Anna Schmitz an ihren Sohn Rudolf, 16. Februar 1940
Köln-Dellbrück, 16.II.40.
Mein lieber Rudolf!
Nun erhielt ich Deinen lb. Brief vom 9.2. Vielen Dank dafür + für den Schein von 1 Rmk. Lieber Junge, bitte halte Dein Geld für Dich. Du kannst Dir vielleicht mal etwas kaufen, denn soviel Päckchen kann ich Dir nicht schicken. Man bekommt ja nichts mehr. Nächstens das ich Dir mal eine Kleinigkeit backe. Wenn Du kannst, kaufe Dir schon mal ein Ei oder etwas Obst.

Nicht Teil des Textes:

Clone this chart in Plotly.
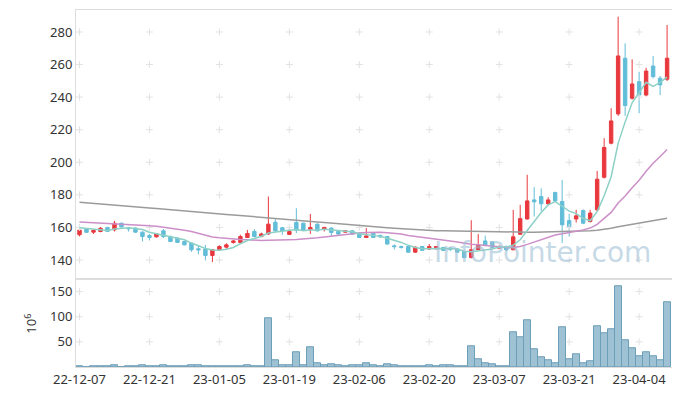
import plotly.graph_objects as go

dates = [
    "2022-12-07","2022-12-08","2022-12-09","2022-12-12","2022-12-13","2022-12-14","2022-12-15","2022-12-16",
    "2022-12-19","2022-12-20","2022-12-21","2022-12-22","2022-12-23","2022-12-26","2022-12-27","2022-12-28",
    "2022-12-29","2023-01-02","2023-01-03","2023-01-04","2023-01-05","2023-01-06","2023-01-09","2023-01-10",
    "2023-01-11","2023-01-12","2023-01-13","2023-01-16","2023-01-17","2023-01-18","2023-01-19","2023-01-20",
    "2023-01-25","2023-01-26","2023-01-27","2023-01-30","2023-01-31","2023-02-01","2023-02-02","2023-02-03",
    "2023-02-06","2023-02-07","2023-02-08","2023-02-09","2023-02-10","2023-02-13","2023-02-14","2023-02-15",
    "2023-02-16","2023-02-17","2023-02-20","2023-02-21","2023-02-22","2023-02-23","2023-02-24","2023-02-27",
    "2023-02-28","2023-03-02","2023-03-03","2023-03-06","2023-03-07","2023-03-08","2023-03-09","2023-03-10",
    "2023-03-13","2023-03-14","2023-03-15","2023-03-16","2023-03-17","2023-03-20","2023-03-21","2023-03-22",
    "2023-03-23","2023-03-24","2023-03-27","2023-03-28","2023-03-29","2023-03-30","2023-03-31","2023-04-03",
    "2023-04-04","2023-04-05","2023-04-06","2023-04-07","2023-04-10",
]

opens = [155.5,159.0,157.1,157.5,160.0,158.5,162.6,159.6,159.6,157.1,155.0,154.2,157.9,154.4,153.4,151.4,
         150.4,146.9,146.7,142.8,146.3,147.9,150.8,150.8,153.8,157.5,154.4,156.0,163.2,159.8,155.7,163.0,
         162.6,158.8,162.0,158.8,159.6,157.5,157.1,157.9,156.5,153.8,156.5,155.1,154.4,148.7,148.2,148.3,
         144.8,148.3,146.7,146.9,147.7,147.2,146.8,145.2,141.5,146.3,151.7,151.0,147.3,148.3,146.3,155.8,
         165.2,176.9,179.0,174.5,181.4,175.9,164.2,165.2,170.4,163.6,170.8,190.8,211.7,229.7,263.9,239.3,
         249.5,241.3,259.1,251.6,251.0]
highs = [159.0,159.5,158.6,160.2,160.3,164.0,163.0,160.3,160.0,157.5,156.0,156.5,159.0,155.0,154.0,151.8,
         150.8,149.0,149.3,146.6,149.0,150.3,152.3,155.5,158.5,159.0,156.8,179.0,165.7,160.3,159.3,171.8,
         163.0,168.3,162.5,160.3,160.0,158.0,158.3,158.3,157.0,159.6,157.0,155.5,154.8,149.5,148.8,148.6,
         148.3,148.6,149.9,148.6,148.0,148.0,147.2,145.5,164.4,155.9,155.0,151.5,149.0,148.8,170.8,173.9,
         192.3,184.7,184.0,178.5,182.0,189.2,168.3,170.8,171.0,170.8,194.7,214.8,233.2,289.4,273.0,263.2,
         255.6,258.0,265.3,253.0,284.3]
lows = [154.5,156.5,156.0,157.0,157.3,157.5,160.0,157.5,156.8,151.4,152.0,153.8,153.5,151.0,150.5,149.0,
        145.0,143.5,139.7,138.8,145.9,147.0,150.0,150.5,153.5,154.0,154.0,155.5,157.5,155.5,155.3,156.5,
        158.0,156.0,157.5,157.5,154.4,155.5,156.8,155.5,153.5,153.5,153.5,153.5,149.5,146.5,147.0,144.5,
        144.5,145.5,146.3,146.5,145.5,145.5,144.5,141.0,141.0,146.0,148.5,147.0,147.0,145.5,146.0,155.5,
        164.8,166.7,170.0,173.5,175.5,150.5,154.4,163.0,162.0,163.0,170.0,190.0,211.0,228.5,228.5,238.5,
        230.1,240.5,251.5,241.3,249.9]
closes = [158.3,157.0,158.2,159.5,157.6,162.6,160.3,159.2,157.1,154.4,153.8,156.0,154.4,151.4,150.8,149.3,
          146.3,146.2,142.8,146.3,148.3,149.3,151.7,154.4,156.3,154.4,156.0,162.0,157.9,157.9,157.5,158.3,
          158.5,160.0,157.9,160.0,156.9,155.9,157.9,155.9,153.8,154.8,153.8,154.2,149.8,148.2,147.8,144.8,
          147.9,145.9,148.3,148.3,145.9,146.5,144.8,141.5,146.3,148.9,148.9,147.7,148.3,146.3,154.2,165.4,
          176.3,175.7,174.5,176.9,176.3,161.6,160.5,167.1,162.6,168.8,189.6,209.1,225.4,265.3,234.8,248.1,
          241.3,256.0,252.6,247.5,263.9]

ma5 = [159.8,159.3,158.8,158.5,158.1,159.0,159.6,159.8,159.4,158.7,157.0,156.1,155.1,154.0,153.3,152.4,
       150.4,148.8,147.1,146.2,146.0,146.6,147.7,150.0,152.0,153.2,154.6,156.6,157.3,157.6,158.3,158.7,
       158.0,158.4,158.4,158.9,158.7,158.1,157.7,157.3,156.1,155.7,155.2,154.5,153.3,152.2,150.8,149.0,
       147.7,146.9,146.9,147.0,147.3,147.0,146.8,145.4,145.0,145.6,146.1,146.7,148.0,148.0,149.1,152.4,
       158.1,163.6,169.2,173.8,175.9,173.0,170.0,168.5,165.6,164.1,169.7,179.4,191.1,211.6,224.8,236.5,
       243.0,249.1,246.6,249.1,252.3]
ma20 = [163.4,163.2,163.0,162.8,162.6,162.4,162.2,162.0,161.8,161.5,161.1,160.7,160.2,159.6,159.0,158.3,
        157.5,156.5,155.3,154.1,153.6,153.2,152.9,152.6,152.5,152.1,151.9,152.1,152.1,152.3,152.5,152.6,
        152.8,153.2,153.6,154.1,154.6,155.1,155.9,156.4,156.6,156.9,157.0,157.0,156.7,156.4,156.0,155.1,
        154.6,154.0,153.5,153.0,152.4,151.7,151.1,150.2,149.6,149.3,148.8,148.4,148.1,147.7,147.7,148.3,
        149.6,151.0,152.3,153.9,155.4,156.1,156.7,157.7,158.5,159.6,161.9,165.3,169.2,175.0,179.3,184.3,
        189.0,194.5,199.4,203.5,207.9]
ma60 = [175.5,175.1,174.8,174.4,174.1,173.7,173.4,173.0,172.7,172.3,171.9,171.6,171.2,170.9,170.5,170.2,
        169.8,169.4,169.1,168.7,168.4,168.0,167.7,167.3,166.9,166.6,166.2,165.8,165.5,165.1,164.7,164.4,
        164.0,163.7,163.3,163.0,162.6,162.3,161.9,161.6,161.2,160.9,160.5,160.2,159.8,159.5,159.2,158.8,
        158.5,158.3,158.2,158.0,157.9,157.8,157.7,157.6,157.5,157.4,157.3,157.2,157.2,157.1,157.1,157.1,
        157.1,157.1,157.2,157.2,157.3,157.3,157.4,157.5,157.6,157.9,158.3,158.8,159.5,160.4,161.1,161.8,
        162.6,163.3,164.1,164.9,165.7]

volume = [2,0.5,2,2,2,4,0.5,2,2,4,2,2,4,2,2,2,4,4,2,2,2,2,2,2,4,2,2,97,14,4,4,30,4,40,8,4,6,4,2,4,
          3,8,4,1.5,6,4,2,2,2,2,4,2,4,4,2,2,41,16,8,6,2,2,69,59,93,35,20,14,8,79,16,26,8,12,81,67,75,
          161,53,38,22,30,22,14,129]

tick_dates = dates[::10]
tick_text = [d[2:] for d in tick_dates]
price_ticks = [140, 160, 180, 200, 220, 240, 260, 280]
vol_ticks = [50, 100, 150]

RED = "#e8383e"
BLUE = "#62bdd8"
FONT = "Noto Sans"
GRIDC = "#e2e2e2"

fig = go.Figure()

# grid crosses
fig.add_trace(go.Scatter(
    x=[d for d in tick_dates for _ in price_ticks],
    y=[p for _ in tick_dates for p in price_ticks],
    mode="markers", marker=dict(symbol="cross-thin", size=5, line=dict(color=GRIDC, width=1)),
    xaxis="x2", yaxis="y", hoverinfo="skip", showlegend=False))
fig.add_trace(go.Scatter(
    x=[d for d in tick_dates for _ in vol_ticks],
    y=[p for _ in tick_dates for p in vol_ticks],
    mode="markers", marker=dict(symbol="cross-thin", size=5, line=dict(color=GRIDC, width=1)),
    xaxis="x", yaxis="y2", hoverinfo="skip", showlegend=False))

for vals, col in [(ma60, "#9b9b9b"), (ma20, "#cc8fc8"), (ma5, "#8dd1c6")]:
    fig.add_trace(go.Scatter(x=dates, y=vals, mode="lines", line=dict(color=col, width=1.5),
                             xaxis="x2", yaxis="y", showlegend=False, hoverinfo="skip"))

fig.add_trace(go.Candlestick(
    x=dates, open=opens, high=highs, low=lows, close=closes,
    increasing=dict(line=dict(color=RED, width=1), fillcolor=RED),
    decreasing=dict(line=dict(color=BLUE, width=1), fillcolor=BLUE),
    whiskerwidth=0, xaxis="x2", yaxis="y", showlegend=False))

fig.add_trace(go.Bar(
    x=dates, y=volume, marker=dict(color="rgba(125,172,197,0.75)", line=dict(color="#6c9fb8", width=1)),
    xaxis="x", yaxis="y2", showlegend=False))

# page body has an 8px margin: figure is 672x388 so plot area lands where the reference has it
fig.update_layout(
    width=672, height=388,
    margin=dict(l=68, r=8, t=2, b=29, autoexpand=False),
    paper_bgcolor="white", plot_bgcolor="white",
    font=dict(family=FONT, size=13, color="#333"),
    bargap=0,
    xaxis=dict(type="category", categoryorder="array", categoryarray=dates,
               tickvals=tick_dates, ticktext=tick_text, showgrid=False, automargin=False,
               showline=True, linecolor="#dddddd", mirror=True, ticks="",
               range=[-0.5, len(dates) - 0.3], anchor="y2",
               tickfont=dict(size=13, color="#333"), rangeslider=dict(visible=False)),
    xaxis2=dict(type="category", categoryorder="array", categoryarray=dates,
                matches="x", showticklabels=False, showgrid=False, automargin=False,
                showline=True, linecolor="#dddddd", mirror=True, ticks="",
                anchor="y", rangeslider=dict(visible=False)),
    yaxis=dict(domain=[0.25, 1], range=[129.1, 293.5], tickvals=price_ticks, automargin=False,
               showgrid=False, zeroline=False, showline=True, linecolor="#dddddd", mirror=True,
               ticks="", tickfont=dict(size=13, color="#333")),
    yaxis2=dict(domain=[0, 0.243], range=[0, 172.6], tickvals=vol_ticks, automargin=False,
                showgrid=False, zeroline=False, showline=True, linecolor="#dddddd", mirror=True,
                ticks="", tickfont=dict(size=13, color="#333"),
                title=dict(text="10<sup>6</sup>", font=dict(size=13, color="#333"), standoff=10)),
    annotations=[dict(text="InfoPointer.com", xref="paper", yref="paper", x=0.783, y=0.322,
                      xanchor="center", yanchor="middle",
                      showarrow=False, font=dict(family="DejaVu Sans", size=28,
                                                 color="rgba(160,192,213,0.6)"))],
)

fig.write_html("out.html")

Ich glaube schon, daß dort oben der Winter schön ist. Wir hier im Westen haben uns in diesem Jahr nicht zu beklagen. Es hat drei Tage ununterbrochen geschneit, feiner dünner Pulverschnee. So viel Schnee habe ich kaum hier gesehen. Es sieht ja schön aus, das Schneegestöber, aber, der Verkehr leidet darunter sehr. Keine Bahn fährt pünktlich + so langsam. Es ist ja wohl nicht mehr so sehr kalt! Hoffentlich friert es nicht wieder von neuem. So viel Brand habe ich noch nie gekauft. Unten fegt alles durch den Ofen, und richtig warm, wie oben, ist es doch nicht. Da denke ich nun, wo ich soviel allein bin, denn wer kommt in dem Wetter, so viel an Dich, mein Kind. Gestern war wieder ein Tag, an dem ich dachte, Du kämest. Dann gehe ich so oft ans Fenster, wenn eine Bahn kommt. Das geht mir häufig so. Aber, es war wieder nichts. Ich muß mich gedulden + ich tue es auch! Mein Kind, auch ich will stark sein. Es ist ja für so viele eine schwere Zeit! Was mag die
nahe Zukunft uns bringen. Gebe Gott, recht bald den Sieg + damit das Ende des Krieges. Wir können nur beten + hoffen. Und beten will ich jetzt etwas mehr, in der Fastenzeit! Nun bist Du schon fast ½ Jahr weg. Das hätten wir im vorigen Jahre nicht gedacht! Ja, das ist das Leben, aber die Hauptsache ist, daß man stark ist, und auch das Schwere mit Mut trägt. Dann geht auch alles viel besser, als wenn man sich alles schwerer macht. Daß Du gesund bist, freut mich. Ich mache mir viele Sorge um Deine Gesundheit! Hoffentlich bekommt Ihr alle nicht zuviel ab. –
Hier geht es soweit noch gut. Tante Marie ist nicht auf dem Damm. Hoffentlich erlebt sie noch den Sommer. Ich dachte, wir hätten ihr noch zu Lebzeiten etwas gut machen können. Die Arbeit bei uns ist jetzt wieder mäßig. Zuviel ist es nicht. Was ich mal verdient habe, das gibt’s nicht mehr. Zum Anschaffen komme ich groß nicht. Ich habe mir einen Schirm gekauft. 15 Mk. – So das wäre so alles was ich Dir mitzuteilen hätte.
Also bis bald. Viele liebe Grüße + Küsse + alles, alles Gute, Deine Mutter.